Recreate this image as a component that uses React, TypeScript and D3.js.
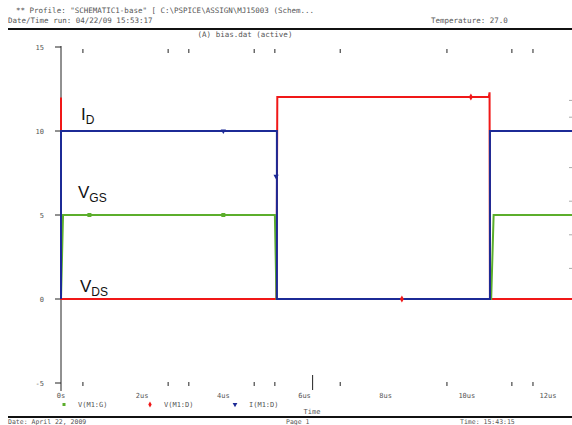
import * as d3 from "d3";
import { useEffect, useRef } from "react";

// x axis (time, us) and y axis values
const timeTicks = [0, 2, 4, 6, 8, 10, 12];
const timeLabels = ["0s", "2us", "4us", "6us", "8us", "10us", "12us"];
const minorTimeTicks = [0.54, 2.64, 3.15, 4.76, 5.27, 6.88, 9.51, 11.11, 11.63];
const yTicks = [15, 10, 5, 0, -5];
const yLabels = ["15", "10", "5", "0", "-5"];

// I(M1:D) - blue
const idTime = [0, 0, 5.32, 5.32, 10.57, 10.57, 12.6];
const idValue = [0, 10, 10, 0, 0, 10, 10];
// V(M1:D) - red
const vdsTime = [0, 0, 5.31, 5.33, 10.54, 10.56, 10.57, 12.6];
const vdsValue = [12, 0, 0, 12.02, 12.02, 12.3, 0, 0];
// V(M1:G) - green
const vgsTime = [0, 0.05, 5.27, 5.31, 10.6, 10.66, 12.6];
const vgsValue = [0, 5, 5, 0, 0, 5, 5];

const legendNames = ["V(M1:G)", "V(M1:D)", "I(M1:D)"];

export default function App() {
  const svgRef = useRef<SVGSVGElement | null>(null);

  useEffect(() => {
    const width = 572;
    const height = 425;
    const svg = d3.select(svgRef.current).attr("width", width).attr("height", height);
    svg.selectAll("*").remove();

    const x = d3.scaleLinear().domain([0, 12]).range([61, 548]);
    const y = d3.scaleLinear().domain([-5, 15]).range([383, 47]);

    const textFont = "'DejaVu Sans Mono', monospace";
    const grey = "#555";

    // header
    svg.append("text").attr("x", 16).attr("y", 13).attr("font-family", textFont).attr("font-size", 7.5).attr("fill", grey)
      .text('** Profile: "SCHEMATIC1-base"  [ C:\\PSPICE\\ASSIGN\\MJ15003 (Schem...');
    svg.append("text").attr("x", 8).attr("y", 23).attr("font-family", textFont).attr("font-size", 7.5).attr("fill", grey)
      .text("Date/Time run: 04/22/09 15:53:17");
    svg.append("text").attr("x", 431).attr("y", 23).attr("font-family", textFont).attr("font-size", 7.5).attr("fill", grey)
      .text("Temperature: 27.0");
    svg.append("line").attr("x1", 8).attr("x2", 572).attr("y1", 29).attr("y2", 29).attr("stroke", "#111").attr("stroke-width", 2);
    svg.append("text").attr("x", 245).attr("y", 37).attr("text-anchor", "middle").attr("font-family", textFont).attr("font-size", 7.5).attr("fill", grey)
      .text("(A) bias.dat (active)");

    // left axis
    svg.append("line").attr("x1", 61).attr("x2", 61).attr("y1", 46).attr("y2", 391).attr("stroke", "#222").attr("stroke-width", 1);
    yTicks.forEach((v, i) => {
      svg.append("line").attr("x1", 55).attr("x2", 61).attr("y1", y(v)).attr("y2", y(v)).attr("stroke", "#222");
      svg.append("text").attr("x", 44).attr("y", y(v) + 3).attr("text-anchor", "end").attr("font-family", textFont)
        .attr("font-size", 7).attr("fill", grey).text(yLabels[i]);
    });
    // right axis small ticks
    [12, 11, 8, 6, 4, 2].forEach((v) => {
      svg.append("line").attr("x1", 569).attr("x2", 572).attr("y1", y(v) + 3).attr("y2", y(v) + 3).attr("stroke", "#aaa");
    });

    // time ticks, top and bottom
    minorTimeTicks.forEach((t) => {
      svg.append("line").attr("x1", x(t)).attr("x2", x(t)).attr("y1", 49).attr("y2", 53).attr("stroke", "#222");
      svg.append("line").attr("x1", x(t)).attr("x2", x(t)).attr("y1", 382).attr("y2", 386).attr("stroke", "#222");
    });
    svg.append("line").attr("x1", x(6.2)).attr("x2", x(6.2)).attr("y1", 375).attr("y2", 390).attr("stroke", "#222");
    timeTicks.forEach((t, i) => {
      svg.append("text").attr("x", x(t)).attr("y", 398).attr("text-anchor", "middle").attr("font-family", textFont)
        .attr("font-size", 7).attr("fill", grey).text(timeLabels[i]);
    });

    // traces
    const g = svg.append("g");
    const line = d3.line<[number, number]>().x((d) => Math.min(x(d[0]), 572)).y((d) => y(d[1]));
    const drawTrace = (ts: number[], vs: number[], color: string) => {
      g.append("path")
        .attr("d", line(ts.map((t, i) => [t, vs[i]] as [number, number])))
        .attr("fill", "none").attr("stroke", color).attr("stroke-width", 2);
    };
    drawTrace(vdsTime, vdsValue, "#f01818");
    drawTrace(vgsTime, vgsValue, "#5cae2c");
    drawTrace(idTime, idValue, "#1c2a96");

    // markers (sparse, as in the plot)
    g.append("rect").attr("x", x(4) - 2).attr("y", y(5) - 2).attr("width", 4).attr("height", 4).attr("fill", "#5cae2c");
    g.append("rect").attr("x", x(0.7) - 2).attr("y", y(5) - 2).attr("width", 4).attr("height", 4).attr("fill", "#5cae2c");
    g.append("path").attr("d", d3.symbol(d3.symbolDiamond, 14)()).attr("transform", `translate(${x(8.4)},${y(0)})`).attr("fill", "#f01818");
    g.append("path").attr("d", d3.symbol(d3.symbolDiamond, 14)()).attr("transform", `translate(${x(10.1)},${y(12.02)})`).attr("fill", "#f01818");
    g.append("path").attr("d", d3.symbol(d3.symbolTriangle, 12)()).attr("transform", `translate(${x(5.3)},${y(7.3)}) rotate(180)`).attr("fill", "#1c2a96");
    g.append("path").attr("d", d3.symbol(d3.symbolTriangle, 12)()).attr("transform", `translate(${x(4)},${y(10)}) rotate(180)`).attr("fill", "#1c2a96");

    // trace annotations
    const annFont = "'Liberation Sans', Arial, sans-serif";
    const label = (main: string, sub: string, lx: number, ly: number) => {
      const t = svg.append("text").attr("x", lx).attr("y", ly).attr("font-family", annFont).attr("font-size", 17).attr("fill", "#111");
      t.append("tspan").text(main);
      t.append("tspan").attr("font-size", 12).attr("dy", 4).text(sub);
    };
    label("I", "D", 81, 120);
    label("V", "GS", 78, 198);
    label("V", "DS", 80, 292);

    // legend
    const legendX = [64, 150, 235];
    svg.append("rect").attr("x", legendX[0] - 1.5).attr("y", 403).attr("width", 3).attr("height", 3).attr("fill", "#5cae2c");
    svg.append("path").attr("d", d3.symbol(d3.symbolDiamond, 10)()).attr("transform", `translate(${legendX[1]},${404.5})`).attr("fill", "#f01818");
    svg.append("path").attr("d", d3.symbol(d3.symbolTriangle, 10)()).attr("transform", `translate(${legendX[2]},${404.5}) rotate(180)`).attr("fill", "#1c2a96");
    legendNames.forEach((n, i) => {
      svg.append("text").attr("x", legendX[i] + 14).attr("y", 407).attr("font-family", textFont).attr("font-size", 7).attr("fill", grey).text(n);
    });
    svg.append("text").attr("x", 312).attr("y", 414).attr("text-anchor", "middle").attr("font-family", textFont).attr("font-size", 7).attr("fill", grey).text("Time");

    // footer
    svg.append("line").attr("x1", 8).attr("x2", 572).attr("y1", 417).attr("y2", 417).attr("stroke", "#111").attr("stroke-width", 2);
    svg.append("text").attr("x", 8).attr("y", 424).attr("font-family", textFont).attr("font-size", 6.5).attr("fill", grey).text("Date: April 22, 2009");
    svg.append("text").attr("x", 286).attr("y", 424).attr("font-family", textFont).attr("font-size", 6.5).attr("fill", grey).text("Page 1");
    svg.append("text").attr("x", 460).attr("y", 424).attr("font-family", textFont).attr("font-size", 6.5).attr("fill", grey).text("Time: 15:43:15");
  }, []);

  return (
    <svg ref={svgRef} style={{ position: "absolute", left: 0, top: 0, background: "#fff" }}></svg>
  );
}
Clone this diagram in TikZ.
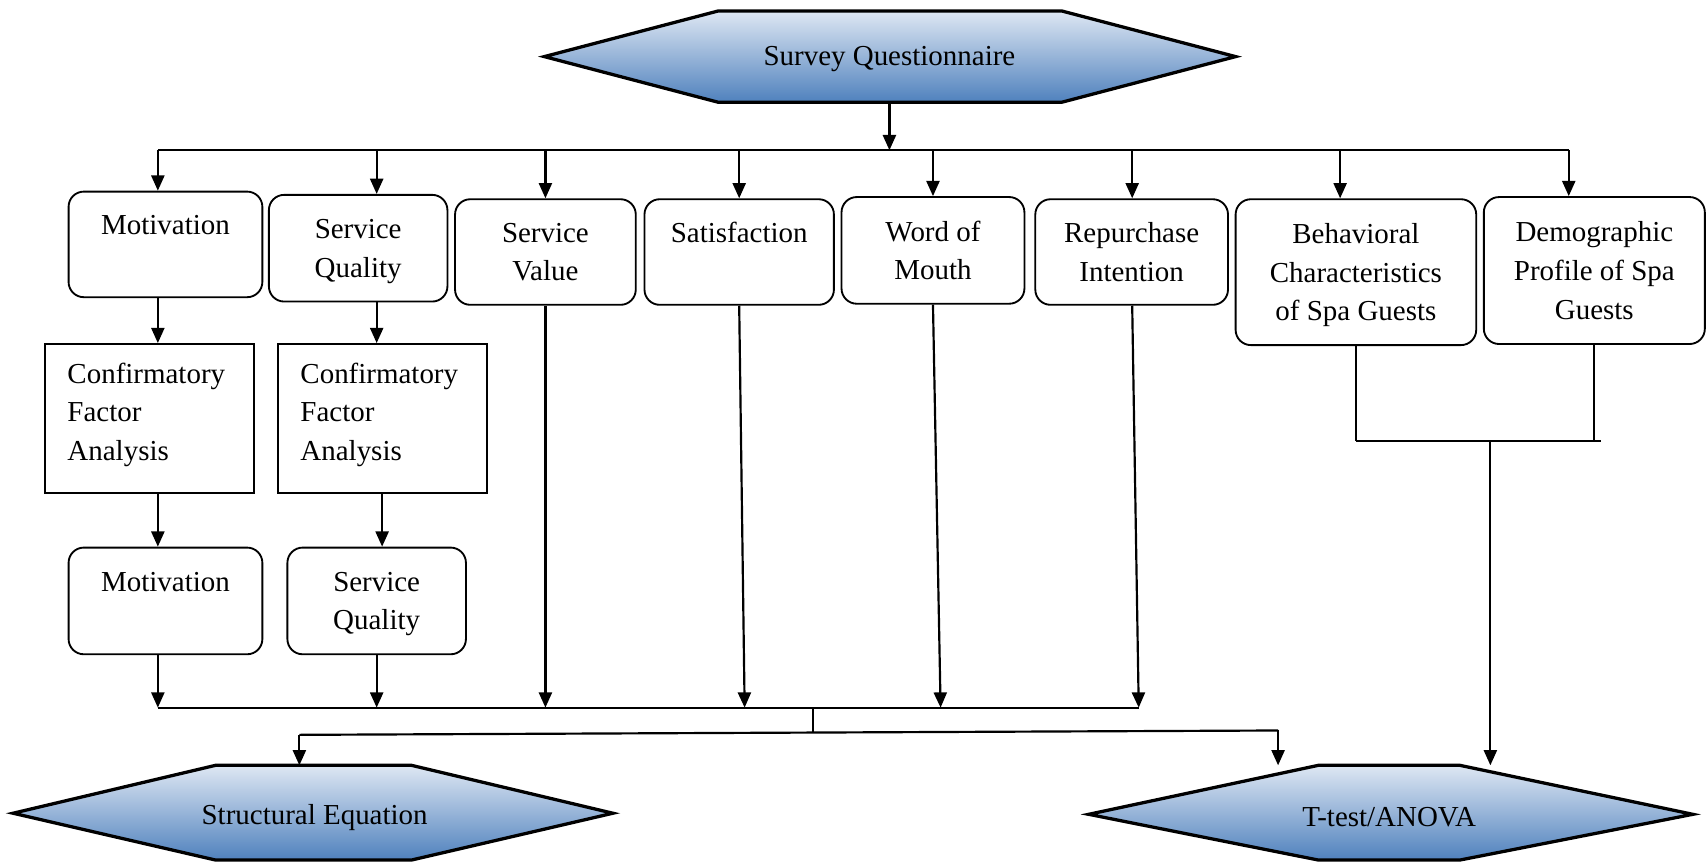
\documentclass[tikz,border=0pt]{standalone}
\usepackage{fontspec}
\setmainfont{Liberation Serif}
\usetikzlibrary{arrows.meta,calc}
\definecolor{hextop}{RGB}{222,231,243}
\definecolor{hexbot}{RGB}{79,129,189}
\begin{document}
\begin{tikzpicture}[x=0.5pt,y=-0.5pt,
  every node/.style={font=\fontsize{13.3}{17.75}\selectfont},
  rbox/.style={draw, line width=0.85pt, rounded corners=7pt, align=center, inner sep=2pt, text depth=0pt},
  sbox/.style={draw, line width=0.85pt, align=left, inner xsep=10.5pt, text width=75pt, text depth=42pt},
  hexa/.style={draw, line width=1.5pt, line join=miter, top color=hextop, bottom color=hexbot},
  arr/.style={line width=1pt, -{Triangle[length=7pt,width=6pt]}},
  ln/.style={line width=1pt}]
\useasboundingbox (0,0) rectangle (1568,792);

% hexagons
\path[hexa] (500,52) -- (660,10) -- (975,10) -- (1135,52) -- (975,94) -- (660,94) -- cycle;
\node (survey) at (817,54) {Survey Questionnaire};
\path[hexa] (12,747) -- (198,703) -- (378,703) -- (563,747) -- (378,790) -- (198,790) -- cycle;
\node (sem) at (289,751) {Structural Equation};
\path[hexa] (1000,748) -- (1211,703) -- (1341,703) -- (1555,748) -- (1341,790) -- (1211,790) -- cycle;
\node (anova) at (1276,751) {T-test/ANOVA};

% first row
\node[rbox, minimum width=89pt, minimum height=48.5pt] (mot1) at (152,224.5) {Motivation\\\strut};
\node[rbox, minimum width=82pt, minimum height=49pt] (sq1) at (329,228) {Service\\Quality};
\node[rbox, minimum width=83pt, minimum height=48.5pt] (sv) at (501,231.5) {Service\\Value};
\node[rbox, minimum width=87pt, minimum height=48.5pt] (sat) at (679,231.5) {Satisfaction\\\strut};
\node[rbox, minimum width=84pt, minimum height=49pt] (wom) at (857,230) {Word of\\Mouth};
\node[rbox, minimum width=88.5pt, minimum height=48.5pt] (rep) at (1039.5,231.5) {Repurchase\\Intention};
\node[rbox, minimum width=110.5pt, minimum height=67pt] (beh) at (1245.5,250) {Behavioral\\Characteristics\\of Spa Guests};
\node[rbox, minimum width=101.5pt, minimum height=67.5pt] (dem) at (1464.5,248.5) {Demographic\\Profile of Spa\\Guests};

% CFA
\node[sbox, minimum height=68.5pt] (cfa1) at (137,384.5) {Confirmatory\\Factor\\Analysis};
\node[sbox, minimum height=68.5pt] (cfa2) at (351,384.5) {Confirmatory\\Factor\\Analysis};

% second results
\node[rbox, minimum width=89pt, minimum height=49pt] (mot2) at (152,552) {Motivation\\\strut};
\node[rbox, minimum width=82pt, minimum height=49pt] (sq2) at (346,552) {Service\\Quality};

% top bus
\coordinate (sqs) at (817,94);
\coordinate (top1) at (145,138);
\coordinate (top2) at (346,138);
\coordinate (top3) at (501,138);
\coordinate (top4) at (679,138);
\coordinate (top5) at (857,138);
\coordinate (top6) at (1040,138);
\coordinate (top7) at (1231,138);
\coordinate (top8) at (1441,138);
\draw[arr] (sqs) -- (sqs |- top1);
\draw[ln] (top1) -- (top8);
\draw[arr] (top1) -- (top1 |- mot1.north);
\draw[arr] (top2) -- (top2 |- sq1.north);
\draw[arr] (top3) -- (top3 |- sv.north);
\draw[arr] (top4) -- (top4 |- sat.north);
\draw[arr] (top5) -- (top5 |- wom.north);
\draw[arr] (top6) -- (top6 |- rep.north);
\draw[arr] (top7) -- (top7 |- beh.north);
\draw[arr] (top8) -- (top8 |- dem.north);

% left chains
\draw[arr] (top1 |- mot1.south) -- (top1 |- cfa1.north);
\draw[arr] (top2 |- sq1.south) -- (top2 |- cfa2.north);
\draw[arr] (top1 |- cfa1.south) -- (top1 |- mot2.north);
\draw[arr] (cfa2.south) -- (cfa2.south |- sq2.north);

% lower bus
\coordinate (m1) at (145,650);
\coordinate (m2) at (346,650);
\coordinate (m3) at (501,650);
\coordinate (m4) at (684,650);
\coordinate (m5) at (864,650);
\coordinate (m6) at (1046,650);
\draw[arr] (top1 |- mot2.south) -- (m1);
\draw[arr] (top2 |- sq2.south) -- (m2);
\draw[arr] (top3 |- sv.south) -- (m3);
\draw[arr] (top4 |- sat.south) -- (m4);
\draw[arr] (top5 |- wom.south) -- (m5);
\draw[arr] (top6 |- rep.south) -- (m6);
\draw[ln] (m1) -- (m6);
\coordinate (j1) at (747,650);
\coordinate (j2) at (747,673);
\draw[ln] (j1) -- (j2);
\coordinate (l1) at (275,675);
\coordinate (l2) at (1174,671);
\coordinate (semn) at (275,703);
\coordinate (ttl) at (1174,703);
\draw[ln] (l1) -- (l2);
\draw[arr] (l1) -- (semn);
\draw[arr] (l2) -- (ttl);

% right side
\coordinate (r1) at (1246,405);
\coordinate (r2) at (1471,405);
\coordinate (rj) at (1369,405);
\coordinate (ttr) at (1369,703);
\draw[ln] (beh.south) -- (beh.south |- r1);
\draw[ln] (dem.south) -- (dem.south |- r1);
\draw[ln] (beh.south |- r1) -- (r2);
\draw[arr] (rj) -- (ttr);
\end{tikzpicture}
\end{document}
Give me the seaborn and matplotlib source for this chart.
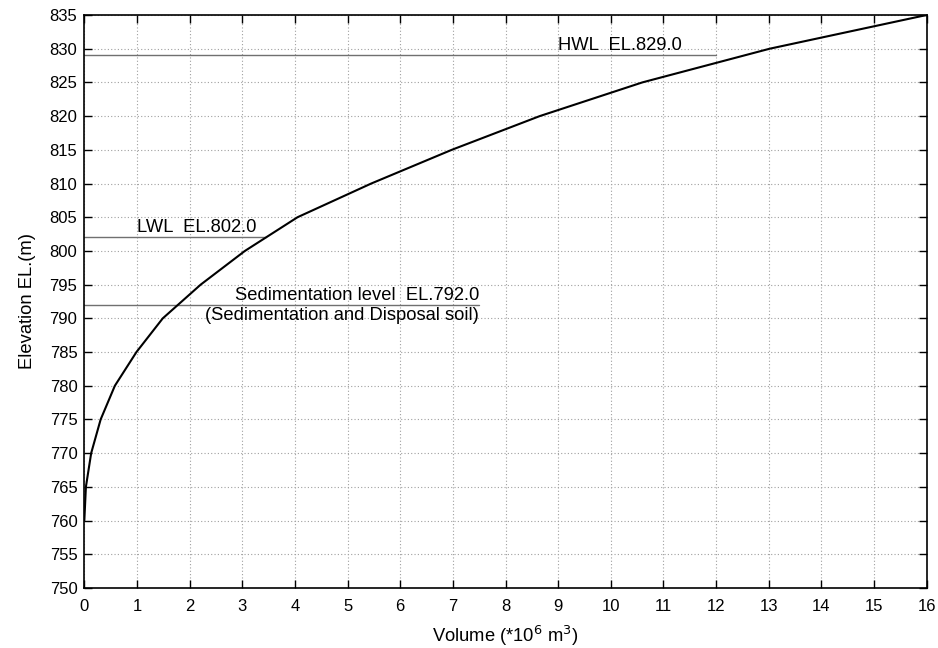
import seaborn as sns
import pandas as pd
import matplotlib.pyplot as plt

# Courbe hauteur-volume du reservoir
volume = [0.0, 0.03, 0.13, 0.31, 0.58, 0.99, 1.49, 2.21, 3.05, 4.05, 5.45, 6.98, 8.65, 10.6, 13.02, 16.0]
elevation = [760, 765, 770, 775, 780, 785, 790, 795, 800, 805, 810, 815, 820, 825, 830, 835]

# Niveaux de reference
level_names = ["HWL  EL.829.0", "LWL  EL.802.0", "Sedimentation level  EL.792.0"]
level_values = [829.0, 802.0, 792.0]
level_ends = [12.0, 3.45, 7.5]

sns.set_theme(style="ticks", rc={"text.color": "black", "axes.labelcolor": "black"})
plt.rcParams['font.family'] = ['Liberation Sans', 'DejaVu Sans']

data = pd.DataFrame({"volume": volume, "elevation": elevation})

fig = plt.figure(figsize=(9.38, 6.48), dpi=100)
ax = fig.add_axes([0.0899, 0.0926, 0.8981, 0.8843])

ax.grid(True, color="#a0a0a0", linestyle=(0, (1, 2)), linewidth=0.8)
ax.set_axisbelow(True)

for name, val, end in zip(level_names, level_values, level_ends):
    ax.plot([0, end], [val, val], color="#707070", linewidth=1.0)

sns.lineplot(data=data, x="volume", y="elevation", color="black", linewidth=1.5, ax=ax)

fs = 13.2
ax.text(9.0, level_values[0] + 0.2, level_names[0], fontsize=fs, ha="left", va="bottom")
ax.text(1.0, level_values[1] + 0.2, level_names[1], fontsize=fs, ha="left", va="bottom")
ax.text(7.5, level_values[2] + 0.2, level_names[2], fontsize=fs, ha="right", va="bottom")
ax.text(7.5, level_values[2] - 0.3, "(Sedimentation and Disposal soil)", fontsize=fs, ha="right", va="top")

ax.set_xlim(0, 16)
ax.set_ylim(750, 835)
ax.set_xticks(range(0, 17))
ax.set_yticks(range(750, 836, 5))
ax.tick_params(direction="in", length=6, width=1, top=True, right=True, labelsize=12, colors="black")
ax.tick_params(axis="x", pad=8)
ax.tick_params(axis="y", pad=5)
for s in ax.spines.values():
    s.set_color("black")
    s.set_linewidth(1.2)

ax.set_xlabel("Volume (*10$^{6}$ m$^{3}$)", fontsize=fs, labelpad=7)
ax.set_ylabel("Elevation EL.(m)", fontsize=fs, labelpad=10)

plt.savefig("out.png", dpi=100)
^^^^
**What this task involves**
Every line from the one containing "Give me the" through the last line of the data is to be retyped exactly, with nothing added and no pictures included.

**Output**
Give me the seaborn and matplotlib source for this chart.
import seaborn as sns
import pandas as pd
import matplotlib.pyplot as plt

# Courbe hauteur-volume du reservoir
volume = [0.0, 0.03, 0.13, 0.31, 0.58, 0.99, 1.49, 2.21, 3.05, 4.05, 5.45, 6.98, 8.65, 10.6, 13.02, 16.0]
elevation = [760, 765, 770, 775, 780, 785, 790, 795, 800, 805, 810, 815, 820, 825, 830, 835]

# Niveaux de reference
level_names = ["HWL  EL.829.0", "LWL  EL.802.0", "Sedimentation level  EL.792.0"]
level_values = [829.0, 802.0, 792.0]
level_ends = [12.0, 3.45, 7.5]

sns.set_theme(style="ticks", rc={"text.color": "black", "axes.labelcolor": "black"})
plt.rcParams['font.family'] = ['Liberation Sans', 'DejaVu Sans']

data = pd.DataFrame({"volume": volume, "elevation": elevation})

fig = plt.figure(figsize=(9.38, 6.48), dpi=100)
ax = fig.add_axes([0.0899, 0.0926, 0.8981, 0.8843])

ax.grid(True, color="#a0a0a0", linestyle=(0, (1, 2)), linewidth=0.8)
ax.set_axisbelow(True)

for name, val, end in zip(level_names, level_values, level_ends):
    ax.plot([0, end], [val, val], color="#707070", linewidth=1.0)

sns.lineplot(data=data, x="volume", y="elevation", color="black", linewidth=1.5, ax=ax)

fs = 13.2
ax.text(9.0, level_values[0] + 0.2, level_names[0], fontsize=fs, ha="left", va="bottom")
ax.text(1.0, level_values[1] + 0.2, level_names[1], fontsize=fs, ha="left", va="bottom")
ax.text(7.5, level_values[2] + 0.2, level_names[2], fontsize=fs, ha="right", va="bottom")
ax.text(7.5, level_values[2] - 0.3, "(Sedimentation and Disposal soil)", fontsize=fs, ha="right", va="top")

ax.set_xlim(0, 16)
ax.set_ylim(750, 835)
ax.set_xticks(range(0, 17))
ax.set_yticks(range(750, 836, 5))
ax.tick_params(direction="in", length=6, width=1, top=True, right=True, labelsize=12, colors="black")
ax.tick_params(axis="x", pad=8)
ax.tick_params(axis="y", pad=5)
for s in ax.spines.values():
    s.set_color("black")
    s.set_linewidth(1.2)

ax.set_xlabel("Volume (*10$^{6}$ m$^{3}$)", fontsize=fs, labelpad=7)
ax.set_ylabel("Elevation EL.(m)", fontsize=fs, labelpad=10)

plt.savefig("out.png", dpi=100)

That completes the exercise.